The Kubernetes ConfigMap holding the Metribeat properties is this:

metricbeat.config.modules:
      path: ${path.config}/modules.d/*.yml
      reload.enabled: false
    processors:
      - add_cloud_metadata:
      - if:
          or:
            - equals.system.network.name: "ens3f2"
            - equals.system.network.name: "ens3f3"
            - equals.system.network.name: "bond1.741"
        then:
          - add_fields:
              fields:
                vlan: "741"
        else:
          - if:
              or:
                - equals.system.network.name: "ens3f4"
                - equals.system.network.name: "ens3f5"
                - equals.system.network.name: "bond2.751"
            then:
              - add_fields:
                  fields:
                    vlan: "751"
            else:
              - drop_event:
                  when:
                    has_fields: ['system.network.name']
      - drop_event:
          when:
            regexp:
              system.filesystem.mount_point: '^/(sys|cgroup|proc|dev|etc|host|lib|hostfs|run)($|/)'
    output.elasticsearch:
      hosts: ["172.28.162.21:9200","172.28.162.22:9200","172.28.162.23:9200"]
      loadbalance: true
      protocol: "https"
      username: "${ES_USERNAME}"
      password: "${ES_PWD}"
      ssl:
       certificate_authorities: ["/etc/elasticsearch-ca.pem"]
       verification_mode: "none"
  
    setup.template:
      name: 'metricbeat-kube-%{[agent.version]}'
      pattern: 'metricbeat-kube-%{[agent.version]}*'
      enabled: false
      settings:
        index.number_of_shards: 1
        index.number_of_replicas: 1
        index.codec: best_compression
 
    setup.ilm.enabled: true
    setup.ilm.policy_name: 'metricbeat-kube-%{[agent.version]}'
    #rollover_alias does not support variables (agent.version) due to https://github.com/elastic/beats/issues/12233 so we set it explicitly
    setup.ilm.rollover_alias: 'metricbeat-kube-7.13.1'
    tags: ["backend"]
    fields:
      env: ${ENVIRONMENT}

hi @cgnusr01

this error indicates that the limit on total fields in the mapping was solved.

It is rather an error in the ingestion pipeline: I cannot find this source in the beats default pipelines, did you create it?

you can try to change the pipeline code using the null safe operator (Operators: Reference | Painless Scripting Language [7.13] | Elastic):
doc.kubernetes?.replicaset?.replicas?.desired?.empty

@Andrea_Spacca thanks so much for your prompt response.

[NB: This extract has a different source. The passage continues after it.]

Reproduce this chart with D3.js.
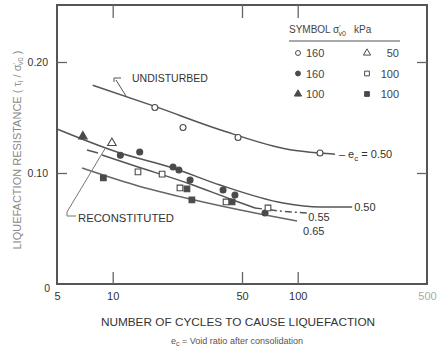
<!DOCTYPE html>
<html>
<head>
<meta charset="utf-8">
<script src="https://cdn.jsdelivr.net/npm/d3@7"></script>
<style>
  body { margin: 0; background: #fff; }
  text { font-family: "Liberation Sans", Arial, sans-serif; }
</style>
</head>
<body>
<script>
'use strict';

// axis ticks
const xTicks = [5, 10, 50, 100, 500];
const yTicks = [0, 0.1, 0.2];

// measured points: number of cycles (N) and resistance ratio (tau)
const openCircleN = [16.9, 24, 47.6, 132];
const openCircleTau = [0.159, 0.141, 0.132, 0.118];
const filledCircleN = [11, 14, 21.2, 22.8, 26.2, 39.5, 45.8, 66.6];
const filledCircleTau = [0.116, 0.119, 0.1054, 0.1027, 0.0937, 0.0847, 0.0802, 0.064];
const filledTriN = [6.9];
const filledTriTau = [0.133];
const openTriN = [9.9];
const openTriTau = [0.127];
const openSquareN = [13.7, 18.5, 23.1, 41, 69.1];
const openSquareTau = [0.101, 0.099, 0.0865, 0.0739, 0.0685];
const filledSquareN = [8.9, 25.2, 26.8, 44.2];
const filledSquareTau = [0.0955, 0.0856, 0.0757, 0.0739];

// fitted curves
const undistLineN = [7.8, 16.9, 38, 91, 132, 159];
const undistLineTau = [0.179, 0.160, 0.139, 0.121, 0.118, 0.117];
const e50N = [5, 10.55, 21.2, 38, 83.3, 132, 197];
const e50Tau = [0.1396, 0.1189, 0.1045, 0.0892, 0.0730, 0.0694, 0.0694];
const e55LeadN = [7.26, 8.33];
const e55LeadTau = [0.1207, 0.118];
const e55N = [8.75, 13.2, 26.2, 43.1, 58.8];
const e55Tau = [0.1162, 0.1063, 0.0901, 0.0766, 0.0685];
const e55DashN = [58.8, 80.2, 114];
const e55DashTau = [0.0685, 0.0658, 0.064];
const e65N = [6.83, 13.2, 26.2, 62.6, 99.2];
const e65Tau = [0.1045, 0.0892, 0.0766, 0.0631, 0.0568];

// legend rows
const legendLeft = [['circle', false, '160'], ['circle', true, '160'], ['triangle', true, '100']];
const legendRight = [['triangle', false, '50'], ['square', false, '100'], ['square', true, '100']];

const ink = '#4a4a4a';

const svg = d3.select('body').append('svg')
  .attr('width', 439)
  .attr('height', 351)
  .style('background', '#fff');

const x = d3.scaleLog().domain([5, 500]).range([57, 427]);
const y = d3.scaleLinear().domain([0, 0.25]).range([284, 6.5]);

// frame
svg.append('rect')
  .attr('x', 57).attr('y', 5)
  .attr('width', 370).attr('height', 279)
  .attr('fill', 'none')
  .attr('stroke', '#555')
  .attr('stroke-width', 2);

// axes with inward ticks
let gx = svg.append('g')
  .attr('transform', 'translate(0,284)')
  .call(d3.axisBottom(x).tickValues(xTicks).tickFormat(d3.format('d'))
    .tickSizeInner(-12).tickSizeOuter(0).tickPadding(8));
gx.selectAll('text').attr('font-size', 11).attr('fill', '#333')
  .filter(d => d === 500).attr('fill', '#aaa');
gx.selectAll('line').filter(d => d === 5 || d === 500).remove();

let gy = svg.append('g')
  .attr('transform', 'translate(57,0)')
  .call(d3.axisLeft(y).tickValues(yTicks)
    .tickFormat(d => d === 0 ? '0' : d3.format('.2f')(d))
    .tickSizeInner(-10).tickSizeOuter(0).tickPadding(9));
gy.selectAll('text').attr('font-size', 10.5).attr('fill', '#333')
  .filter(d => d === 0).attr('dy', '0.75em').attr('x', -7);
gy.selectAll('line').filter(d => d === 0).remove();

svg.append('g')
  .attr('transform', 'translate(0,5)')
  .call(d3.axisTop(x).tickValues([10, 50, 100]).tickFormat('')
    .tickSizeInner(-13).tickSizeOuter(0));

svg.append('g')
  .attr('transform', 'translate(427,0)')
  .call(d3.axisRight(y).tickValues([0.1, 0.2]).tickFormat('')
    .tickSizeInner(-10).tickSizeOuter(0));

svg.selectAll('.domain').remove();
svg.selectAll('.tick line').attr('stroke', '#666').attr('stroke-width', 1.3);

// curves
const line = d3.line()
  .x(d => x(d[0]))
  .y(d => y(d[1]))
  .curve(d3.curveMonotoneX);

function drawCurve(ns, taus, dash, color) {
  svg.append('path')
    .datum(d3.zip(ns, taus))
    .attr('fill', 'none')
    .attr('stroke', color || '#555')
    .attr('stroke-width', 1.5)
    .attr('stroke-dasharray', dash || null)
    .attr('d', line);
}

drawCurve(undistLineN, undistLineTau);
drawCurve(e50N, e50Tau);
drawCurve(e55LeadN, e55LeadTau);
drawCurve(e55N, e55Tau);
drawCurve(e55DashN, e55DashTau, '7,3,2,3');
drawCurve(e65N, e65Tau, null, '#666');

// markers
const shapes = { circle: d3.symbolCircle, square: d3.symbolSquare, triangle: d3.symbolTriangle };
const sizes = { circle: 28, square: 32, triangle: 32 };

function drawPoints(ns, taus, shape, filled) {
  svg.append('g').selectAll('path')
    .data(d3.zip(ns, taus))
    .enter()
    .append('path')
      .attr('transform', d => `translate(${x(d[0])},${y(d[1])})`)
      .attr('d', d3.symbol().type(shapes[shape]).size(sizes[shape]))
      .attr('fill', filled ? ink : '#fff')
      .attr('stroke', ink)
      .attr('stroke-width', 1.1);
}

drawPoints(openCircleN, openCircleTau, 'circle', false);
drawPoints(filledCircleN, filledCircleTau, 'circle', true);
drawPoints(filledTriN, filledTriTau, 'triangle', true);
drawPoints(openTriN, openTriTau, 'triangle', false);
drawPoints(openSquareN, openSquareTau, 'square', false);
drawPoints(filledSquareN, filledSquareTau, 'square', true);

// curve labels
function ecLabel(px, py, prefix, value) {
  let t = svg.append('text')
    .attr('x', px).attr('y', py)
    .attr('font-size', 11).attr('fill', '#333');
  if (prefix) {
    t.append('tspan').text('– e');
    t.append('tspan').attr('dy', 3).attr('font-size', 8).text('c');
    t.append('tspan').attr('dy', -3).text(' = ' + value);
  } else {
    t.text(value);
  }
}

let lastU = undistLineN.length - 1;
ecLabel(x(undistLineN[lastU]) + 4, y(undistLineTau[lastU]) + 4, true, '0.50');
ecLabel(x(e50N[e50N.length - 1]) + 2, y(e50Tau[e50Tau.length - 1]) + 4, false, '0.50');
ecLabel(x(e55DashN[e55DashN.length - 1]), y(e55DashTau[e55DashTau.length - 1]) + 8, false, '0.55');
ecLabel(x(e65N[e65N.length - 1]) + 6, y(e65Tau[e65Tau.length - 1]) + 14, false, '0.65');

// annotations with leaders
svg.append('path')
  .attr('d', 'M121,78 L114,78 L114,82 M116,80 L126,96')
  .attr('fill', 'none').attr('stroke', '#555').attr('stroke-width', 1);
svg.append('text')
  .attr('x', 132).attr('y', 82)
  .attr('font-size', 10.5).attr('fill', '#333')
  .text('UNDISTURBED');

svg.append('path')
  .attr('d', 'M106,147 L67,212 L67,216 L76,216')
  .attr('fill', 'none').attr('stroke', '#777').attr('stroke-width', 1);
svg.append('text')
  .attr('x', 78).attr('y', 222)
  .attr('font-size', 11.3).attr('fill', '#333')
  .text('RECONSTITUTED');

// legend
let head = svg.append('text')
  .attr('x', 289).attr('y', 33)
  .attr('font-size', 10).attr('fill', '#444');
head.append('tspan').text('SYMBOL σ');
head.append('tspan').attr('dy', -3).attr('font-size', 7).text("'");
head.append('tspan').attr('dy', 6).attr('dx', -2).attr('font-size', 7).text('v0');
head.append('tspan').attr('dy', -3).attr('dx', 8).text('kPa');

svg.append('line')
  .attr('x1', 289).attr('x2', 400)
  .attr('y1', 41).attr('y2', 41)
  .attr('stroke', '#555').attr('stroke-width', 1);

legendLeft.forEach((row, i) => {
  let yy = 53 + i * 20.5;
  svg.append('path')
    .attr('transform', `translate(298,${yy})`)
    .attr('d', d3.symbol().type(shapes[row[0]]).size(sizes[row[0]] * 0.7))
    .attr('fill', row[1] ? ink : '#fff')
    .attr('stroke', ink);
  svg.append('text')
    .attr('x', 306).attr('y', yy + 4)
    .attr('font-size', 11).attr('fill', '#444')
    .text(row[2]);
});

legendRight.forEach((row, i) => {
  let yy = 53 + i * 20.5;
  svg.append('path')
    .attr('transform', `translate(367,${yy})`)
    .attr('d', d3.symbol().type(shapes[row[0]]).size(sizes[row[0]] * 0.7))
    .attr('fill', row[1] ? ink : '#fff')
    .attr('stroke', ink);
  svg.append('text')
    .attr('x', 399).attr('y', yy + 4)
    .attr('text-anchor', 'end')
    .attr('font-size', 11).attr('fill', '#444')
    .text(row[2]);
});

// axis titles
svg.append('text')
  .attr('x', 238).attr('y', 326)
  .attr('text-anchor', 'middle')
  .attr('font-size', 11.8).attr('fill', '#333')
  .text('NUMBER OF CYCLES TO CAUSE LIQUEFACTION');

let note = svg.append('text')
  .attr('x', 237).attr('y', 344)
  .attr('text-anchor', 'middle')
  .attr('font-size', 9).attr('fill', '#555');
note.append('tspan').text('e');
note.append('tspan').attr('dy', 2).attr('font-size', 7).text('c');
note.append('tspan').attr('dy', -2).text(' = Void ratio after consolidation');

let ytitle = svg.append('text')
  .attr('transform', 'translate(21,150) rotate(-90)')
  .attr('text-anchor', 'middle')
  .attr('font-size', 11).attr('fill', '#888');
ytitle.append('tspan').text('LIQUEFACTION RESISTANCE ( τ');
ytitle.append('tspan').attr('dy', 2).attr('font-size', 7.5).text('l');
ytitle.append('tspan').attr('dy', -2).text(' / σ');
ytitle.append('tspan').attr('dy', -3).attr('font-size', 7.5).text("'");
ytitle.append('tspan').attr('dy', 5).attr('dx', -2).attr('font-size', 7.5).text('v0');
ytitle.append('tspan').attr('dy', -2).text(' )');
</script>
</body>
</html>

We haven't created or changed anything in the default pipeline of Metricbeat from the Kubernetes module. And when we go back to 7.2 it simply works...

@cgnusr01
did you run metricbeat setup from the new version?

that should update the pipelines

@Andrea_Spacca actually we haven't. I see now that setup.template.enable = false in the ConfigMap. We will try it out.

This topic was automatically closed 28 days after the last reply. New replies are no longer allowed.